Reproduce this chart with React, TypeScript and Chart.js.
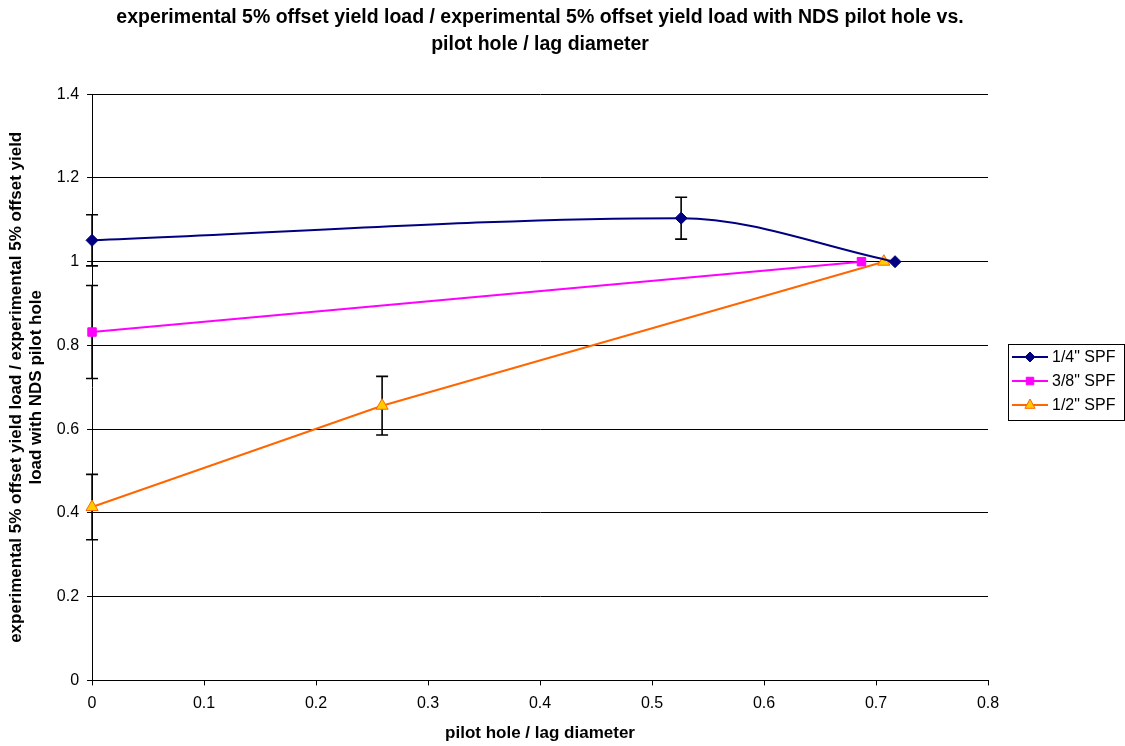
import React, { useEffect, useRef } from "react";
import { Chart, registerables } from "chart.js";

Chart.register(...registerables);

const FONT = "'Liberation Sans', Arial, sans-serif";

const titleLines = [
  "experimental 5% offset yield load / experimental 5% offset yield load with NDS pilot hole vs.",
  "pilot hole / lag diameter",
];
const xTitle = "pilot hole / lag diameter";
const yTitleLines = [
  "experimental 5% offset yield load / experimental 5% offset yield",
  "load with NDS pilot hole",
];

const seriesNames = ['1/4" SPF', '3/8" SPF', '1/2" SPF'];

const quarterX = [0, 0.526, 0.717];
const quarterY = [1.051, 1.104, 1.0];
const quarterErr = [0.061, 0.05, 0];

const threeEighthX = [0, 0.687];
const threeEighthY = [0.832, 1.0];
const threeEighthErr = [0.111, 0];

const halfX = [0, 0.259, 0.707];
const halfY = [0.414, 0.656, 1.0];
const halfErr = [0.078, 0.07, 0];

const lineColors = ["#000080", "#FF00FF", "#FF6600"];
const fillColors = ["#000080", "#FF00FF", "#FFCC00"];
const markerStyles = ["rectRot", "rect", "triangle"];
const markerRadius = [6, 6, 7];

const errs = [quarterErr, threeEighthErr, halfErr];

function toPts(xs: number[], ys: number[]) {
  return xs.map((x, i) => ({ x, y: ys[i] }));
}

function drawMarker(ctx: CanvasRenderingContext2D, style: string, x: number, y: number, r: number) {
  ctx.beginPath();
  if (style === "rectRot") {
    ctx.moveTo(x, y - r);
    ctx.lineTo(x + r, y);
    ctx.lineTo(x, y + r);
    ctx.lineTo(x - r, y);
  } else if (style === "rect") {
    const s = r * 0.75;
    ctx.rect(x - s, y - s, 2 * s, 2 * s);
  } else {
    ctx.moveTo(x, y - r);
    ctx.lineTo(x + r * 0.85, y + r * 0.55);
    ctx.lineTo(x - r * 0.85, y + r * 0.55);
  }
  ctx.closePath();
  ctx.fill();
  ctx.stroke();
}

const errorBarPlugin = {
  id: "errorBars",
  beforeDatasetsDraw(chart: any) {
    const ctx = chart.ctx;
    const xs = chart.scales.x;
    const ys = chart.scales.y;
    ctx.save();
    ctx.strokeStyle = "#000000";
    ctx.lineWidth = 1.6;
    chart.data.datasets.forEach((ds: any, di: number) => {
      const e = errs[di];
      ds.data.forEach((p: any, i: number) => {
        const err = e[i];
        if (!err) return;
        const px = xs.getPixelForValue(p.x);
        const top = ys.getPixelForValue(p.y + err);
        const bot = ys.getPixelForValue(p.y - err);
        ctx.beginPath();
        ctx.moveTo(px, top);
        ctx.lineTo(px, bot);
        ctx.moveTo(px - 6, top);
        ctx.lineTo(px + 6, top);
        ctx.moveTo(px - 6, bot);
        ctx.lineTo(px + 6, bot);
        ctx.stroke();
      });
    });
    ctx.restore();
  },
};

const legendPlugin = {
  id: "boxLegend",
  afterDraw(chart: any) {
    const ctx = chart.ctx;
    const left = 1008;
    const top = 344;
    const w = 116;
    const h = 76;
    ctx.save();
    ctx.fillStyle = "#ffffff";
    ctx.fillRect(left, top, w, h);
    ctx.strokeStyle = "#000000";
    ctx.lineWidth = 1;
    ctx.strokeRect(left + 0.5, top + 0.5, w, h);
    ctx.font = `16px ${FONT}`;
    ctx.textBaseline = "middle";
    seriesNames.forEach((name, i) => {
      const cy = top + 13 + i * 24;
      ctx.strokeStyle = lineColors[i];
      ctx.lineWidth = 2;
      ctx.beginPath();
      ctx.moveTo(left + 4, cy);
      ctx.lineTo(left + 40, cy);
      ctx.stroke();
      ctx.fillStyle = fillColors[i];
      ctx.strokeStyle = lineColors[i];
      ctx.lineWidth = 1;
      drawMarker(ctx, markerStyles[i], left + 22, cy, markerRadius[i] - 1);
      ctx.fillStyle = "#000000";
      ctx.fillText(name, left + 44, cy + 1);
    });
    ctx.restore();
  },
};

export default function App() {
  const ref = useRef<HTMLCanvasElement>(null);
  useEffect(() => {
    if (!ref.current) return;
    const seriesData = [
      toPts(quarterX, quarterY),
      toPts(threeEighthX, threeEighthY),
      toPts(halfX, halfY),
    ];
    const chart = new Chart(ref.current, {
      type: "scatter",
      data: {
        datasets: seriesData.map((d, i) => ({
          label: seriesNames[i],
          data: d,
          showLine: true,
          clip: false,
          borderColor: lineColors[i],
          backgroundColor: fillColors[i],
          borderWidth: 2,
          pointStyle: markerStyles[i] as any,
          pointRadius: markerRadius[i],
          pointBorderColor: lineColors[i],
          pointBackgroundColor: fillColors[i],
          pointBorderWidth: 1,
          cubicInterpolationMode: i === 0 ? "monotone" : "default",
          tension: 0,
        })),
      },
      options: {
        animation: false,
        responsive: false,
        devicePixelRatio: 1,
        layout: { padding: { left: 6, right: 137, top: 4, bottom: 2 } },
        plugins: {
          legend: { display: false },
          tooltip: { enabled: false },
          title: {
            display: true,
            fullSize: false,
            text: titleLines,
            color: "#000000",
            font: { family: FONT, size: 19.5, weight: "bold", lineHeight: 1.39 },
            padding: { top: 0, bottom: 36 },
          },
        },
        scales: {
          x: {
            type: "linear",
            min: 0,
            max: 0.8,
            ticks: {
              stepSize: 0.1,
              color: "#000000",
              font: { family: FONT, size: 16 },
              padding: 9,
              callback: (v: any) => String(Math.round(Number(v) * 10) / 10),
            },
            grid: {
              drawOnChartArea: false,
              drawTicks: true,
              tickLength: 5,
              color: "#000000",
            },
            border: { color: "#000000", width: 1 },
            title: {
              display: true,
              text: xTitle,
              color: "#000000",
              font: { family: FONT, size: 17, weight: "bold" },
              padding: { top: 1, bottom: 0 },
            },
          },
          y: {
            type: "linear",
            min: 0,
            max: 1.4,
            ticks: {
              stepSize: 0.2,
              color: "#000000",
              font: { family: FONT, size: 16 },
              padding: 8,
              callback: (v: any) => String(Math.round(Number(v) * 10) / 10),
            },
            grid: {
              drawOnChartArea: true,
              drawTicks: true,
              tickLength: 5,
              color: "#000000",
              lineWidth: 1,
            },
            border: { color: "#000000", width: 1 },
            title: {
              display: true,
              text: yTitleLines,
              color: "#000000",
              font: { family: FONT, size: 17, weight: "bold", lineHeight: 1.2 },
              padding: { top: 0, bottom: 2 },
            },
          },
        },
      },
      plugins: [errorBarPlugin, legendPlugin],
    } as any);
    return () => chart.destroy();
  }, []);
  return (
    <div style={{ position: "fixed", left: 0, top: 0, width: 1125, height: 746, background: "#fff" }}>
      <canvas ref={ref} width={1125} height={746} style={{ width: 1125, height: 746 }} />
    </div>
  );
}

^^^^^^^^

What the exercise asks
Pictures excluded, quote all the data above exactly.

Response to this task
Reproduce this chart with React, TypeScript and Chart.js.
import React, { useEffect, useRef } from "react";
import { Chart, registerables } from "chart.js";

Chart.register(...registerables);

const FONT = "'Liberation Sans', Arial, sans-serif";

const titleLines = [
  "experimental 5% offset yield load / experimental 5% offset yield load with NDS pilot hole vs.",
  "pilot hole / lag diameter",
];
const xTitle = "pilot hole / lag diameter";
const yTitleLines = [
  "experimental 5% offset yield load / experimental 5% offset yield",
  "load with NDS pilot hole",
];

const seriesNames = ['1/4" SPF', '3/8" SPF', '1/2" SPF'];

const quarterX = [0, 0.526, 0.717];
const quarterY = [1.051, 1.104, 1.0];
const quarterErr = [0.061, 0.05, 0];

const threeEighthX = [0, 0.687];
const threeEighthY = [0.832, 1.0];
const threeEighthErr = [0.111, 0];

const halfX = [0, 0.259, 0.707];
const halfY = [0.414, 0.656, 1.0];
const halfErr = [0.078, 0.07, 0];

const lineColors = ["#000080", "#FF00FF", "#FF6600"];
const fillColors = ["#000080", "#FF00FF", "#FFCC00"];
const markerStyles = ["rectRot", "rect", "triangle"];
const markerRadius = [6, 6, 7];

const errs = [quarterErr, threeEighthErr, halfErr];

function toPts(xs: number[], ys: number[]) {
  return xs.map((x, i) => ({ x, y: ys[i] }));
}

function drawMarker(ctx: CanvasRenderingContext2D, style: string, x: number, y: number, r: number) {
  ctx.beginPath();
  if (style === "rectRot") {
    ctx.moveTo(x, y - r);
    ctx.lineTo(x + r, y);
    ctx.lineTo(x, y + r);
    ctx.lineTo(x - r, y);
  } else if (style === "rect") {
    const s = r * 0.75;
    ctx.rect(x - s, y - s, 2 * s, 2 * s);
  } else {
    ctx.moveTo(x, y - r);
    ctx.lineTo(x + r * 0.85, y + r * 0.55);
    ctx.lineTo(x - r * 0.85, y + r * 0.55);
  }
  ctx.closePath();
  ctx.fill();
  ctx.stroke();
}

const errorBarPlugin = {
  id: "errorBars",
  beforeDatasetsDraw(chart: any) {
    const ctx = chart.ctx;
    const xs = chart.scales.x;
    const ys = chart.scales.y;
    ctx.save();
    ctx.strokeStyle = "#000000";
    ctx.lineWidth = 1.6;
    chart.data.datasets.forEach((ds: any, di: number) => {
      const e = errs[di];
      ds.data.forEach((p: any, i: number) => {
        const err = e[i];
        if (!err) return;
        const px = xs.getPixelForValue(p.x);
        const top = ys.getPixelForValue(p.y + err);
        const bot = ys.getPixelForValue(p.y - err);
        ctx.beginPath();
        ctx.moveTo(px, top);
        ctx.lineTo(px, bot);
        ctx.moveTo(px - 6, top);
        ctx.lineTo(px + 6, top);
        ctx.moveTo(px - 6, bot);
        ctx.lineTo(px + 6, bot);
        ctx.stroke();
      });
    });
    ctx.restore();
  },
};

const legendPlugin = {
  id: "boxLegend",
  afterDraw(chart: any) {
    const ctx = chart.ctx;
    const left = 1008;
    const top = 344;
    const w = 116;
    const h = 76;
    ctx.save();
    ctx.fillStyle = "#ffffff";
    ctx.fillRect(left, top, w, h);
    ctx.strokeStyle = "#000000";
    ctx.lineWidth = 1;
    ctx.strokeRect(left + 0.5, top + 0.5, w, h);
    ctx.font = `16px ${FONT}`;
    ctx.textBaseline = "middle";
    seriesNames.forEach((name, i) => {
      const cy = top + 13 + i * 24;
      ctx.strokeStyle = lineColors[i];
      ctx.lineWidth = 2;
      ctx.beginPath();
      ctx.moveTo(left + 4, cy);
      ctx.lineTo(left + 40, cy);
      ctx.stroke();
      ctx.fillStyle = fillColors[i];
      ctx.strokeStyle = lineColors[i];
      ctx.lineWidth = 1;
      drawMarker(ctx, markerStyles[i], left + 22, cy, markerRadius[i] - 1);
      ctx.fillStyle = "#000000";
      ctx.fillText(name, left + 44, cy + 1);
    });
    ctx.restore();
  },
};

export default function App() {
  const ref = useRef<HTMLCanvasElement>(null);
  useEffect(() => {
    if (!ref.current) return;
    const seriesData = [
      toPts(quarterX, quarterY),
      toPts(threeEighthX, threeEighthY),
      toPts(halfX, halfY),
    ];
    const chart = new Chart(ref.current, {
      type: "scatter",
      data: {
        datasets: seriesData.map((d, i) => ({
          label: seriesNames[i],
          data: d,
          showLine: true,
          clip: false,
          borderColor: lineColors[i],
          backgroundColor: fillColors[i],
          borderWidth: 2,
          pointStyle: markerStyles[i] as any,
          pointRadius: markerRadius[i],
          pointBorderColor: lineColors[i],
          pointBackgroundColor: fillColors[i],
          pointBorderWidth: 1,
          cubicInterpolationMode: i === 0 ? "monotone" : "default",
          tension: 0,
        })),
      },
      options: {
        animation: false,
        responsive: false,
        devicePixelRatio: 1,
        layout: { padding: { left: 6, right: 137, top: 4, bottom: 2 } },
        plugins: {
          legend: { display: false },
          tooltip: { enabled: false },
          title: {
            display: true,
            fullSize: false,
            text: titleLines,
            color: "#000000",
            font: { family: FONT, size: 19.5, weight: "bold", lineHeight: 1.39 },
            padding: { top: 0, bottom: 36 },
          },
        },
        scales: {
          x: {
            type: "linear",
            min: 0,
            max: 0.8,
            ticks: {
              stepSize: 0.1,
              color: "#000000",
              font: { family: FONT, size: 16 },
              padding: 9,
              callback: (v: any) => String(Math.round(Number(v) * 10) / 10),
            },
            grid: {
              drawOnChartArea: false,
              drawTicks: true,
              tickLength: 5,
              color: "#000000",
            },
            border: { color: "#000000", width: 1 },
            title: {
              display: true,
              text: xTitle,
              color: "#000000",
              font: { family: FONT, size: 17, weight: "bold" },
              padding: { top: 1, bottom: 0 },
            },
          },
          y: {
            type: "linear",
            min: 0,
            max: 1.4,
            ticks: {
              stepSize: 0.2,
              color: "#000000",
              font: { family: FONT, size: 16 },
              padding: 8,
              callback: (v: any) => String(Math.round(Number(v) * 10) / 10),
            },
            grid: {
              drawOnChartArea: true,
              drawTicks: true,
              tickLength: 5,
              color: "#000000",
              lineWidth: 1,
            },
            border: { color: "#000000", width: 1 },
            title: {
              display: true,
              text: yTitleLines,
              color: "#000000",
              font: { family: FONT, size: 17, weight: "bold", lineHeight: 1.2 },
              padding: { top: 0, bottom: 2 },
            },
          },
        },
      },
      plugins: [errorBarPlugin, legendPlugin],
    } as any);
    return () => chart.destroy();
  }, []);
  return (
    <div style={{ position: "fixed", left: 0, top: 0, width: 1125, height: 746, background: "#fff" }}>
      <canvas ref={ref} width={1125} height={746} style={{ width: 1125, height: 746 }} />
    </div>
  );
}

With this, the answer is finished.